Party goers descend en masse to pubs in Mintlaw, Maud and Longside and if several groups arrive at once, it can create a flash point.
One landlord we speak to tells us she knows of at least 17 booze buses across Buchan tonight.
When one such tour arrives outside the Harbour Lights bar in Peterhead’s Longate, Constable Gary Johnston is quick to relieve one young man stepping off the bus of a half-drunk pint.
“I could have issued him a £40 on-the-spot fine,” he said. “But we’re not out to spoil peoples’ night – we just want them to behave.”
“We prefer the carrot to the stick,” added Insp Sturton.
But the DVRU is certainly are not afraid to use the stick when needed.
Peterhead’s two nightclubs – Mambo’s and Deja Vu – face one another on the crowded thoroughfare.
As we speak, DVRU constables Kevin Ritchie and Craig Milne dash across the street and restrain a man sporting a rainbow wig who looked set to cause trouble.

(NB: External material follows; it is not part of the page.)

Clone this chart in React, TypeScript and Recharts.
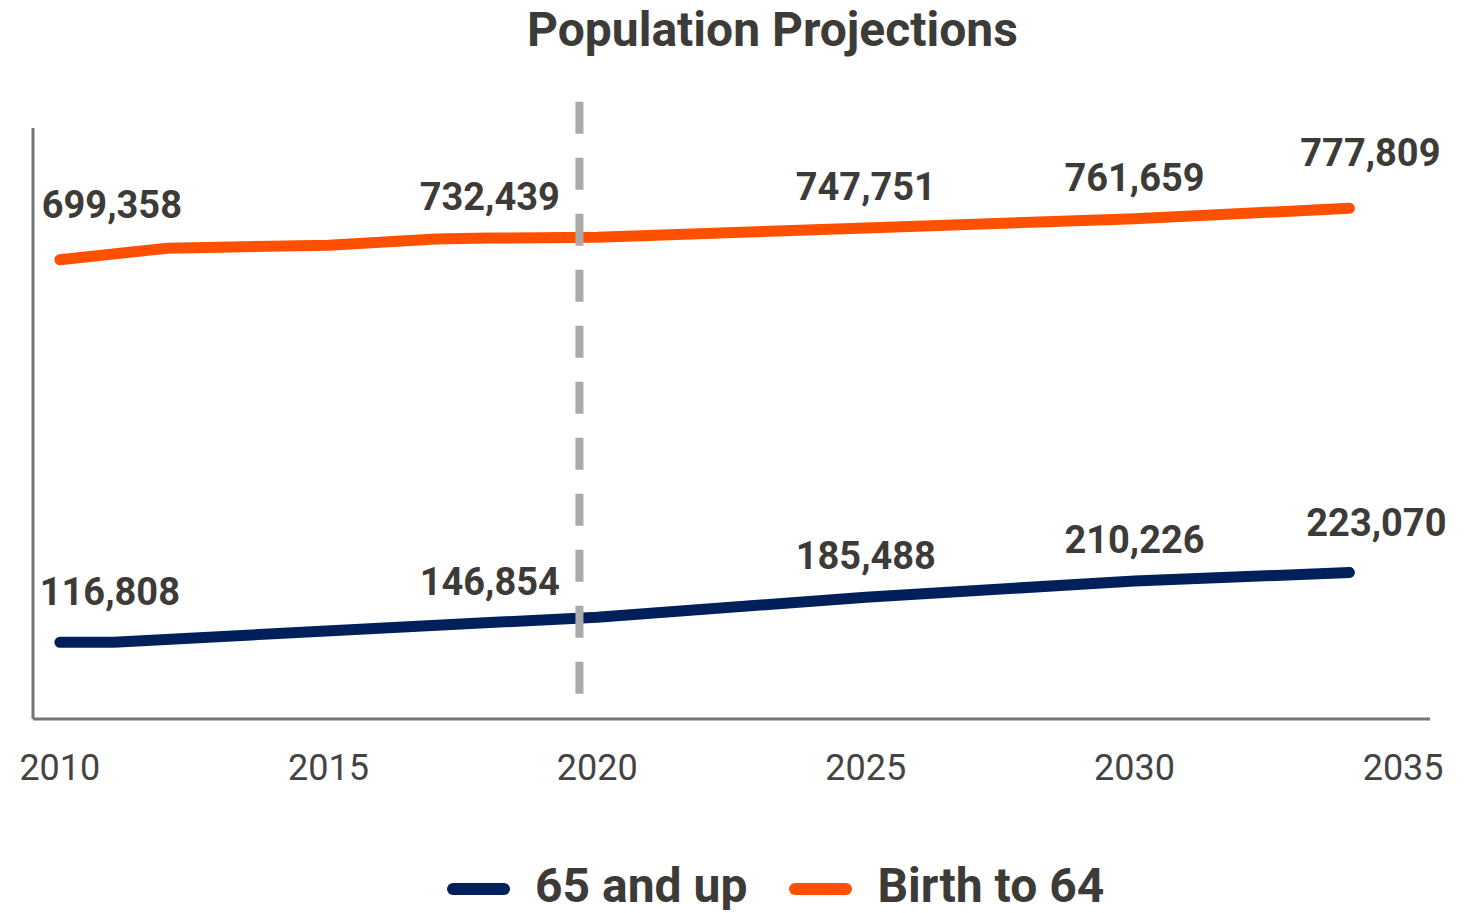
import { Legend, Line, LineChart, ReferenceLine, XAxis, YAxis } from 'recharts';

// values
const birthYears = [2010, 2012, 2015, 2017, 2018, 2020, 2025, 2030, 2034];
const birthTo64 = [699358, 717000, 721500, 731000, 732439, 733600, 747751, 761659, 777809];

const seniorYears = [2010, 2011, 2018, 2020, 2025, 2030, 2034];
const age65Up = [116808, 117000, 146854, 155000, 185488, 210226, 223070];

const xTicks = [2010, 2015, 2020, 2025, 2030, 2035];
const labelYears = [2010, 2018, 2025, 2030, 2034];
const markerYear = 2019.67;

const TEXT = '#3d3b38';
const NAVY = '#00205b';
const ORANGE = '#ff5000';

const seniorData = seniorYears.map((year, i) => ({ year, value: age65Up[i] }));
const birthData = birthYears.map((year, i) => ({ year, value: birthTo64[i] }));

const series = [
  { key: 'senior', name: '65 and up', color: NAVY, data: seniorData },
  { key: 'birth', name: 'Birth to 64', color: ORANGE, data: birthData },
];

// label nudges for the end points (keeps them inside the frame)
const nudges: Record<string, Record<number, { dx: number; dy: number }>> = {
  senior: { 2010: { dx: 50, dy: -37 }, 2034: { dx: 27, dy: -37 } },
  birth: { 2010: { dx: 52, dy: -42 }, 2034: { dx: 21, dy: -42 } },
};

const fmt = (v: number) => v.toLocaleString('en-US');

function pointLabel(key: string, data: { year: number; value: number }[]) {
  return (props: any) => {
    const { x, y, index } = props;
    const row = data[index];
    if (!row || !labelYears.includes(row.year)) return null;
    const n = nudges[key][row.year] ?? { dx: 0, dy: -28 };
    return (
      <text
        key={`${key}-${index}`}
        x={x + n.dx}
        y={y + n.dy}
        textAnchor="middle"
        fill={TEXT}
        fontFamily="Roboto"
        fontWeight={700}
        fontSize={38}
      >
        {fmt(row.value)}
      </text>
    );
  };
}

function LegendContent() {
  return (
    <div
      style={{
        height: 54,
        display: 'flex',
        alignItems: 'center',
        paddingLeft: 439,
        paddingTop: 4,
        boxSizing: 'border-box',
        fontFamily: 'Roboto',
        fontWeight: 700,
        fontSize: 48,
        color: TEXT,
      }}
    >
      {series.map((s, i) => (
        <div key={s.key} style={{ display: 'flex', alignItems: 'center', marginLeft: i ? 42 : 0 }}>
          <span
            style={{
              display: 'inline-block',
              width: 63,
              height: 12,
              borderRadius: 6,
              background: s.color,
              marginRight: 25,
              position: 'relative',
              top: 4,
            }}
          />
          <span>{s.name}</span>
        </div>
      ))}
    </div>
  );
}

export default function App() {
  return (
    <div style={{ position: 'relative', width: 1450, height: 902 }}>
      <LineChart width={1450} height={902} margin={{ top: 120, right: 28, bottom: 0, left: 24 }}>
        <XAxis
          type="number"
          dataKey="year"
          domain={[2009.5, 2035.5]}
          ticks={xTicks}
          interval={0}
          tickLine={false}
          tickSize={0}
          tickMargin={35}
          height={137}
          axisLine={{ stroke: '#757575', strokeWidth: 3 }}
          tick={{ fill: '#444', fontSize: 36, fontFamily: 'Roboto' }}
        />
        <YAxis
          type="number"
          domain={[0, 900000]}
          width={1}
          tick={false}
          tickLine={false}
          axisLine={{ stroke: '#757575', strokeWidth: 3 }}
        />
        {series.map((s) => (
          <Line
            key={s.key}
            data={s.data}
            dataKey="value"
            name={s.name}
            type="linear"
            stroke={s.color}
            strokeWidth={11}
            strokeLinecap="round"
            strokeLinejoin="round"
            dot={false}
            activeDot={false}
            isAnimationActive={false}
            label={pointLabel(s.key, s.data)}
          />
        ))}
        <ReferenceLine
          segment={[
            { x: markerYear, y: 940000 },
            { x: markerYear, y: 38500 },
          ]}
          ifOverflow="visible"
          stroke="#aaaaaa"
          strokeWidth={8}
          strokeDasharray="32 24"
        />
        <Legend
          verticalAlign="bottom"
          height={54}
          wrapperStyle={{ left: 0, width: 1450 }}
          content={() => <LegendContent />}
        />
      </LineChart>
      <div
        style={{
          position: 'absolute',
          top: -2,
          left: 0,
          width: 1450,
          boxSizing: 'border-box',
          paddingLeft: 79,
          textAlign: 'center',
          fontFamily: 'Roboto',
          fontWeight: 700,
          fontSize: 48,
          lineHeight: 1,
          color: TEXT,
        }}
      >
        Population Projections
      </div>
    </div>
  );
}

He is given a stern telling off, and subsequently bundled into the back of a police car when he fails to calm down.
And as the hands of the Peterhead Library clock high above Queen Street tick towards the witching hour – when the clubs close at 3am – the unit’s brief changes from patrols to crowd control.
Nearly 1,000 people spill out onto the pavement and one-way street, and a fleet of minicabs try to whisk revellers home while officers corral the crowd.
In the end the night has passed without serious incident – the unit’s interaction with clubbers have stopped the mood turning sour.
As we head off,, a zombie nurse turns to the inspector and says: “Love your costume, sir.”
Insp Sturton smiles politely and quietly groans.